As a whole, the structure of SDV is ‘rhizomatic’ (Deleuze & Guattari 1980), relying on links and resonances between different components. These relations remain implicit, to be deciphered. The enigmatic poems or the fragmentary narrations allow the visitor to fill in the blanks—or not. To support this interpretative activity, I favor a slow delivery of content, including silence at some points. If there is some reiteration or a tentative explanatory discourse, it serves to shed different lights on the same object, to promote multi-modality, to be open to various angles. What is the significance of a raspberry? This question arises at many points in SDV, but the answers are varied, and none is definitive. They may refer to the senses, a certain disposition of the body, childhood memories, an attention to the materiality of food, in a spectrum of meanings that are complementary and fluid.

At the same time, a visit to SDV is designed to be carried out in a certain order, from the first to the last space. And if the visitor can randomly choose the content within the first and third zone, a specific sequence is proposed in ‘Life Itself’. In that sense, a degree of linearity remains, even if the components are discreet and fragmented. There is of course no guarantee that every user will follow the path I suggest. If someone wants to take a shortcut or do the visit backward, it is possible, and will probably make some sort of sense. The permission I give myself to stroll and wander works two ways; it also extends to my ‘model reader’ (Eco 1979).

By incorporating these structural characteristics, which can best be described as structural tensions, I try to provide an opening for the user, a space for their experience. Academic research favors—in many cases rightly so—a discourse without ambiguities, where meaning emerges by linear, incremental additions, and where interpretative gaps are ultimately closed. As a result, the researcher’s voice is conceived as authoritative, providing reliable ideas and even some truths. This model also supposes a unidirectional (and effective!) communication model where meaning is going from the writer to the reader. With SDV, I try to contest and subvert this model. I must admit, it goes against my own inclination. But it is an interesting and necessary undertaking, especially because the subjective aspects of food that I explore cannot be dealt with through the Cartesian model of thinking. My voice becomes the gentle companion on the user’s journey, my stories and reflections offer a shared intimate moment, and the whole work offers resonances of body and food experience through identification and imagination.

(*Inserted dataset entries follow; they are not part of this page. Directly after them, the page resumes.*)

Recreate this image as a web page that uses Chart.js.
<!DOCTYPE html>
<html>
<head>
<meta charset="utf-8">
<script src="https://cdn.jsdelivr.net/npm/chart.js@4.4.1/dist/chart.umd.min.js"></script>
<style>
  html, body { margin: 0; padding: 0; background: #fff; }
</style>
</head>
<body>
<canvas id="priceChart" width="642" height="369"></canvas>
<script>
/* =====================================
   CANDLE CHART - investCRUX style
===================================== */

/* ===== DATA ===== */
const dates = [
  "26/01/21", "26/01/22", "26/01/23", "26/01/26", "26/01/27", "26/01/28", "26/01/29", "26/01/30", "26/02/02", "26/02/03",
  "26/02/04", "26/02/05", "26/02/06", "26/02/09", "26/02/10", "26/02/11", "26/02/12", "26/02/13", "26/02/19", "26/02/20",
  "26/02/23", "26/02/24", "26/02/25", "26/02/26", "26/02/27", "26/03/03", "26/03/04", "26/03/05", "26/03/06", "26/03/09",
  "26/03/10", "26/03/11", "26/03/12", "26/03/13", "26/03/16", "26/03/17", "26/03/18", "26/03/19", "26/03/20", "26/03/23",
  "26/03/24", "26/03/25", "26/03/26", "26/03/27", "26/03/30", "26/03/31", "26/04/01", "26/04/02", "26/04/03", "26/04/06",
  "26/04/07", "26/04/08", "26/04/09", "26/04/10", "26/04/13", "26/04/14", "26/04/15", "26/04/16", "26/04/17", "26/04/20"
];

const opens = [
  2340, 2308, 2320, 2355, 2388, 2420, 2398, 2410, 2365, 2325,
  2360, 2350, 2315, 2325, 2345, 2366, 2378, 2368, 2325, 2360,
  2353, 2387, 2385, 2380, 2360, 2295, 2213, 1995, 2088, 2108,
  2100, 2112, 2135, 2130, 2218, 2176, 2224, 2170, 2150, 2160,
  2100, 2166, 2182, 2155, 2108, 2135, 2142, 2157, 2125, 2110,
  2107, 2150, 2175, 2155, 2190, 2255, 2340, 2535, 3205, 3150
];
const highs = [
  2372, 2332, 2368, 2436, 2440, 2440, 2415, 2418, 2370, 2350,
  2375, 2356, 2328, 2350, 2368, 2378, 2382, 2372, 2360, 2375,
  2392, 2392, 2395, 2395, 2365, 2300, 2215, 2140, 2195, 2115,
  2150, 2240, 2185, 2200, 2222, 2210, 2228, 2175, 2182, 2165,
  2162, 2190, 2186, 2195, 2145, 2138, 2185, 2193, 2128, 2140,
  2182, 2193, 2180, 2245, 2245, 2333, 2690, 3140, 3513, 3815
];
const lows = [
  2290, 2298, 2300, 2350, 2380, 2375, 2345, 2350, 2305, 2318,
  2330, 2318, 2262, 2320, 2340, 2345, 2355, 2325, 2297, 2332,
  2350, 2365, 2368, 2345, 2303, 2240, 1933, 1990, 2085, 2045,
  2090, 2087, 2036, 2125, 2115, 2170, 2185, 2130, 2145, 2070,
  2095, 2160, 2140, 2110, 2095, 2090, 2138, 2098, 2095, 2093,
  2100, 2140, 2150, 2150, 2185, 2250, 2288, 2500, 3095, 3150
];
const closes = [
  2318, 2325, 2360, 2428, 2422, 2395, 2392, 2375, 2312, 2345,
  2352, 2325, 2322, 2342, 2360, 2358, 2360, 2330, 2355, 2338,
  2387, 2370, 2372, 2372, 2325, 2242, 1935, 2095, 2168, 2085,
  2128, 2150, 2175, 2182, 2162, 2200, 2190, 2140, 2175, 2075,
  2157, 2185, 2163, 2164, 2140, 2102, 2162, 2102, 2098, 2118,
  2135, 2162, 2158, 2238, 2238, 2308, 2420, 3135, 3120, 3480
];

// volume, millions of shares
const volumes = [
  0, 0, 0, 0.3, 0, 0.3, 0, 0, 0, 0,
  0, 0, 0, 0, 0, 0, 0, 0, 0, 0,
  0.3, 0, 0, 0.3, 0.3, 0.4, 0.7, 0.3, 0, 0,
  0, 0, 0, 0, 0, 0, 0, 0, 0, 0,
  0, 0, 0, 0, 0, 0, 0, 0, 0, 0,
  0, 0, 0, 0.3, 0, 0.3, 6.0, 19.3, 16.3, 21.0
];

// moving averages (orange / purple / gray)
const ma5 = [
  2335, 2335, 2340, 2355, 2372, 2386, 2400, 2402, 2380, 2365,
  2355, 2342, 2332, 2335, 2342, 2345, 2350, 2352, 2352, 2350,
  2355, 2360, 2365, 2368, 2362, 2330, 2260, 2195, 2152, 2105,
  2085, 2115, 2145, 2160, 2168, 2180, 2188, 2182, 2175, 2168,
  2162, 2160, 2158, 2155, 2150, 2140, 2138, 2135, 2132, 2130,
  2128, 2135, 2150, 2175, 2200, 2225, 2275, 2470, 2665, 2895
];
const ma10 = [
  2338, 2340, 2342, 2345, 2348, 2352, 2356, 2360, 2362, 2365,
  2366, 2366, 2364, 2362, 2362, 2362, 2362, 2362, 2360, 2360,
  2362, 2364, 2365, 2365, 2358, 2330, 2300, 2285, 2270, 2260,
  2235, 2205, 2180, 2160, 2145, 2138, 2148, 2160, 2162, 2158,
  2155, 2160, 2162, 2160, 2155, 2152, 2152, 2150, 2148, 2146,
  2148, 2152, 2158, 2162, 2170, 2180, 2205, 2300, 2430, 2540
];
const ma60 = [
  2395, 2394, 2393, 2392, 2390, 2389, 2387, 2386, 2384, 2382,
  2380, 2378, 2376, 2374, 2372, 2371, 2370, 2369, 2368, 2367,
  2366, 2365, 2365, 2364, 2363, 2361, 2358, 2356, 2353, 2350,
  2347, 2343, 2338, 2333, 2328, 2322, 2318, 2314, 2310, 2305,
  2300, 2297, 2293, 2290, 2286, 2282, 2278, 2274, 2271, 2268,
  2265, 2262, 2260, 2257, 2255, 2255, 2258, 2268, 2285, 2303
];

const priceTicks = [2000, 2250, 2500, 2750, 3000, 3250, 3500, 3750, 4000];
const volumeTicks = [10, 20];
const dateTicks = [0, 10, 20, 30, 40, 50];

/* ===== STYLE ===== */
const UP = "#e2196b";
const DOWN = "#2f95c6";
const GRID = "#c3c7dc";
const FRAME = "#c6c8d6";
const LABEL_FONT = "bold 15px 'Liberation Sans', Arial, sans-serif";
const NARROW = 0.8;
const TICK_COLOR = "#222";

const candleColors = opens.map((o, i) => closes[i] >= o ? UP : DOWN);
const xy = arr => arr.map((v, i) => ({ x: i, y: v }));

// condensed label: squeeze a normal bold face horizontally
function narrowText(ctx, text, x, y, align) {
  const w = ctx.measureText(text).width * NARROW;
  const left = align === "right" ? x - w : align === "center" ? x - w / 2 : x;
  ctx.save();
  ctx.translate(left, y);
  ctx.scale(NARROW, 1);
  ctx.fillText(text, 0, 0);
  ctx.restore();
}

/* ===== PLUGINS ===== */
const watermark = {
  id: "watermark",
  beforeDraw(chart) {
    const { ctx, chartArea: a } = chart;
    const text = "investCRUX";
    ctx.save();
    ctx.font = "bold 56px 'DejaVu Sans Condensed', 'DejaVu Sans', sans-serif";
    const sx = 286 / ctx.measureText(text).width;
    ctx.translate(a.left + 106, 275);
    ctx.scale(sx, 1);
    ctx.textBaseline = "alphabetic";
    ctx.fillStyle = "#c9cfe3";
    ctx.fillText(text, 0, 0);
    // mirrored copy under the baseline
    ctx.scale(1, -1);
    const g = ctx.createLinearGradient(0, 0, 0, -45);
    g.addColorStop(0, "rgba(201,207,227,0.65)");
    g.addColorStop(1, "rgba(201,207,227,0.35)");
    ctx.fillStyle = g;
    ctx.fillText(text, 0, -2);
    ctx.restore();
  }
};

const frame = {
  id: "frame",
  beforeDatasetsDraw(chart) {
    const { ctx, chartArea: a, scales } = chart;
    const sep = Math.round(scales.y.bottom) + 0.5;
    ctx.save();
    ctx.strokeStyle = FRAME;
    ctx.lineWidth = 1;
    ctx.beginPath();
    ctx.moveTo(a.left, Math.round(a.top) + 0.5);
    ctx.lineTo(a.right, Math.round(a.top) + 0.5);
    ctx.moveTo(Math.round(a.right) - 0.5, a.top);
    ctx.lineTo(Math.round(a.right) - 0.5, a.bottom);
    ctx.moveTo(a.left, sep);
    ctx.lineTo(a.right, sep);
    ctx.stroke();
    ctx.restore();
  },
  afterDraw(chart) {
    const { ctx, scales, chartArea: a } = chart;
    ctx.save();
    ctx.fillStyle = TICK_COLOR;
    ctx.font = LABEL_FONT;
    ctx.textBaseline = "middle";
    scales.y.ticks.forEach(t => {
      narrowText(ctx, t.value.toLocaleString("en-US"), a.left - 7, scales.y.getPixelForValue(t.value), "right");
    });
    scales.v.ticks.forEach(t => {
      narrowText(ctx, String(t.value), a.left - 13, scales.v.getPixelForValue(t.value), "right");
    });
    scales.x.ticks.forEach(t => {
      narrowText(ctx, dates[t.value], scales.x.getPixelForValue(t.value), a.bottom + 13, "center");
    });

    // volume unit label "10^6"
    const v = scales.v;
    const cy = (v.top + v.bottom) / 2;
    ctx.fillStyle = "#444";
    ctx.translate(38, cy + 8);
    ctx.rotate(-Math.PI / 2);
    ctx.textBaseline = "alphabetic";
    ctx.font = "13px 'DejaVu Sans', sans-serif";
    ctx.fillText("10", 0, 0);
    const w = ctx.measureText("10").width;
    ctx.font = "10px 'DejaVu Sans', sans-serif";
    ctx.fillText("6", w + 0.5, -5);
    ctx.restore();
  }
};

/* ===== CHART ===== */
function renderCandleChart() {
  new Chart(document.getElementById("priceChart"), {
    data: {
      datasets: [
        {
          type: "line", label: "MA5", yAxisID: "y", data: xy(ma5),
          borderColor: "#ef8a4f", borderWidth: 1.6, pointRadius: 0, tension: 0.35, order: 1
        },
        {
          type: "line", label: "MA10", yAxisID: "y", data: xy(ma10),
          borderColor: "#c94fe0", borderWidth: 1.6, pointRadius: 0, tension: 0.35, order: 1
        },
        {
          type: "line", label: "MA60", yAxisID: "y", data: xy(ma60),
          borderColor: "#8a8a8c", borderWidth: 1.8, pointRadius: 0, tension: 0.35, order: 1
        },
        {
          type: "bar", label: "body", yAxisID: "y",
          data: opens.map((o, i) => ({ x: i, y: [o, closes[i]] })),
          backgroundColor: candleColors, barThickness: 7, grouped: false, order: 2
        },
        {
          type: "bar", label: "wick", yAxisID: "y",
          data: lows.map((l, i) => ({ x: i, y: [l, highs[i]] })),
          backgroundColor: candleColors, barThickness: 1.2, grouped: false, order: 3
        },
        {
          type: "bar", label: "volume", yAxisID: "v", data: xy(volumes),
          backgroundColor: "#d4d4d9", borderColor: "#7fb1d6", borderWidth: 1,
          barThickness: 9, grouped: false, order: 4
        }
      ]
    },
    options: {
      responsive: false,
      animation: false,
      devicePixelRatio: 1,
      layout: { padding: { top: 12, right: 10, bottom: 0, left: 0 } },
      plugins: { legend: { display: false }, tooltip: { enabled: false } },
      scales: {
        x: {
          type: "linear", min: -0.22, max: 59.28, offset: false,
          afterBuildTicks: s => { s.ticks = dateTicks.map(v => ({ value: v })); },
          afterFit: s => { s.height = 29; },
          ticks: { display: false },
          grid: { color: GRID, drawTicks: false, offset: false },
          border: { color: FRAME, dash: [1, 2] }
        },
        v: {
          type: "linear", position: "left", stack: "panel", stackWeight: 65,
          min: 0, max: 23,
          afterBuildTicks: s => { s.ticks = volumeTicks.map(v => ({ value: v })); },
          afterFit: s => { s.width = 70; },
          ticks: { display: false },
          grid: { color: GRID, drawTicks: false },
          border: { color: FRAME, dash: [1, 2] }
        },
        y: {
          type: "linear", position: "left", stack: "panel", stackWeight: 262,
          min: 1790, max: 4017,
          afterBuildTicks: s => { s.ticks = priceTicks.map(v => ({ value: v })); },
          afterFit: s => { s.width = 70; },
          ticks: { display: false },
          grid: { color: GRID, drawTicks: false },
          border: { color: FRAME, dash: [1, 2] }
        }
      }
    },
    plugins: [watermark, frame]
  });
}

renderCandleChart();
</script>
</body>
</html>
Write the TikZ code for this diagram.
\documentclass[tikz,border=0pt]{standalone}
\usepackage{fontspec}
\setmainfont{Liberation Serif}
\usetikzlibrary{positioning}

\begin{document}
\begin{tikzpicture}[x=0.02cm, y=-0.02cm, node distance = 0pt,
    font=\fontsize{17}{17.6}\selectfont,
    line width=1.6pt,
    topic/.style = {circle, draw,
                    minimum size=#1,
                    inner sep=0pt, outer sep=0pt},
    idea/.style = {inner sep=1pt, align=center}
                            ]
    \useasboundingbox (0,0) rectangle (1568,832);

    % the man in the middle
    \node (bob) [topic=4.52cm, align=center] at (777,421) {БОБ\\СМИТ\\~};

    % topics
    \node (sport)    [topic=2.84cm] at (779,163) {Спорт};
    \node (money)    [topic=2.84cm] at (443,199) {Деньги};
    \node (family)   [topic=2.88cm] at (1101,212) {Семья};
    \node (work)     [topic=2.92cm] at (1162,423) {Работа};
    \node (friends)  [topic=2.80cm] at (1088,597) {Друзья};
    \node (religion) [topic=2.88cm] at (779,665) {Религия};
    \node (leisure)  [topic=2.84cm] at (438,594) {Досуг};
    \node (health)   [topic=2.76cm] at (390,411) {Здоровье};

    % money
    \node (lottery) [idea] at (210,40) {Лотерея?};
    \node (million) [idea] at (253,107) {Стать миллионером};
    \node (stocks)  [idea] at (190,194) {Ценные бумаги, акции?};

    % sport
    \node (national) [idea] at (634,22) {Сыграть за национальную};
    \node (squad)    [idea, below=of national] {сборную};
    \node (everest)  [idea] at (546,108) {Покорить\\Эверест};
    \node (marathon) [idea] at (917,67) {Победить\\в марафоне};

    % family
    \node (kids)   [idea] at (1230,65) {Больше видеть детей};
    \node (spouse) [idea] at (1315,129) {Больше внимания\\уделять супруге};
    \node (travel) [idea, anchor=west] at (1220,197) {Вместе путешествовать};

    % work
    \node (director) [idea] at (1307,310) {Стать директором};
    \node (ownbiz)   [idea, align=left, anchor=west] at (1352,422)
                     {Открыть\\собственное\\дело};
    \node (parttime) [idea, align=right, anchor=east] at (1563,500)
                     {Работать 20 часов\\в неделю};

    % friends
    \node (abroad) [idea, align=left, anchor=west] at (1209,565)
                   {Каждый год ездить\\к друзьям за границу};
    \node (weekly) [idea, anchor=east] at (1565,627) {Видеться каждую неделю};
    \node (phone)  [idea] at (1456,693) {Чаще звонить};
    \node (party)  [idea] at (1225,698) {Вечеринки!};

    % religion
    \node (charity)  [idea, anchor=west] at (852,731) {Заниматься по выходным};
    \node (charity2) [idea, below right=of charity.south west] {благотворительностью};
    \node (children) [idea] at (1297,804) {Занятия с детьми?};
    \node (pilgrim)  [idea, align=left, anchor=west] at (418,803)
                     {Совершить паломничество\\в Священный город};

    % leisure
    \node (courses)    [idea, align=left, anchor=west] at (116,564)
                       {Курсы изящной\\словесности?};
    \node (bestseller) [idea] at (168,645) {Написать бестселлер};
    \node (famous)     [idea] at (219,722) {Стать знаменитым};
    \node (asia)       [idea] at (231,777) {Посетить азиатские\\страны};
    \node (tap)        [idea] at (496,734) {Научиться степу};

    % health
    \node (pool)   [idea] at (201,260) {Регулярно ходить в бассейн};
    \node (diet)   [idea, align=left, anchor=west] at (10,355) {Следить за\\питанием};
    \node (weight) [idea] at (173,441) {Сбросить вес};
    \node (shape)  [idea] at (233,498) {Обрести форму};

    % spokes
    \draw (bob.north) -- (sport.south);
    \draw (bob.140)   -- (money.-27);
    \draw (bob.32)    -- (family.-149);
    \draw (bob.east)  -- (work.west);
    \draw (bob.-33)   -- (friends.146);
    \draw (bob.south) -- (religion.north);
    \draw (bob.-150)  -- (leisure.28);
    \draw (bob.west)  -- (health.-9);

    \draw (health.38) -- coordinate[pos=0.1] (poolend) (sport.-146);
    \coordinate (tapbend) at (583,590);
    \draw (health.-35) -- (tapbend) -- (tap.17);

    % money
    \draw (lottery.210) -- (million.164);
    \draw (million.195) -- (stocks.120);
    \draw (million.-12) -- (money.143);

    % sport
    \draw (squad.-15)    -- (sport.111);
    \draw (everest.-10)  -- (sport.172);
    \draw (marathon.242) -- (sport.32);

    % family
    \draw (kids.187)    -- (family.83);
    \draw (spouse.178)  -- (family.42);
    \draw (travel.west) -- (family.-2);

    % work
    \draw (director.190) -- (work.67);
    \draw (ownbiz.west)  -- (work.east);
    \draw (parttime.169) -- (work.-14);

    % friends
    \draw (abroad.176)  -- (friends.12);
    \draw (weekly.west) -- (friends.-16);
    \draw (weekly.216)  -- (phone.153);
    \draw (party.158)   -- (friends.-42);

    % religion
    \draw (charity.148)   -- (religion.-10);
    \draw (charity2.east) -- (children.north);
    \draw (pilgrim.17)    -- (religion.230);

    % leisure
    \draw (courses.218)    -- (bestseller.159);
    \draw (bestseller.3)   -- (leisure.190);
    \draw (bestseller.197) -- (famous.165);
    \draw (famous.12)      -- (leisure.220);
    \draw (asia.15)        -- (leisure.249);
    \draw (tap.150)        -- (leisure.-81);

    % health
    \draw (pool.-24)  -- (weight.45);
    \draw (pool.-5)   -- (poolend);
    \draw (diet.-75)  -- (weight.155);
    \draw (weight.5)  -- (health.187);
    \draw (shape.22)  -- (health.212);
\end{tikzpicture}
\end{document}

While each of the vignettes has its own narrative arc, they also form a total trajectory. I describe it as an autobiography through food, a story told through touches and fragments. I would sum it up like this: How can one go from deprivation to true food, from motherlessness to motherhood, from raw meat to milk? The theme of affective wounds is omnipresent, but ultimately solace and appeasement are achieved.

The audio narration of the short stories adopts an intimate tone, as if I were confiding in the ear of the visitor. The music enriches the emotional depth of each story. And, of course, the images have their own language and add an indispensable layer of complexity. I use them not as simple illustrations, but in an autonomous fashion, trying to have a dynamic and sometimes even devious dialogue between what is said and what is shown. They also speak to the body of the visitor: even if they show food in a virtual and non-material way, they enhance the sensoriality of the experience. If there is an embodiment here, it comes from the specific action of the imagination, from the play of sensory and affective memories by which the visitor can project themself in the stories.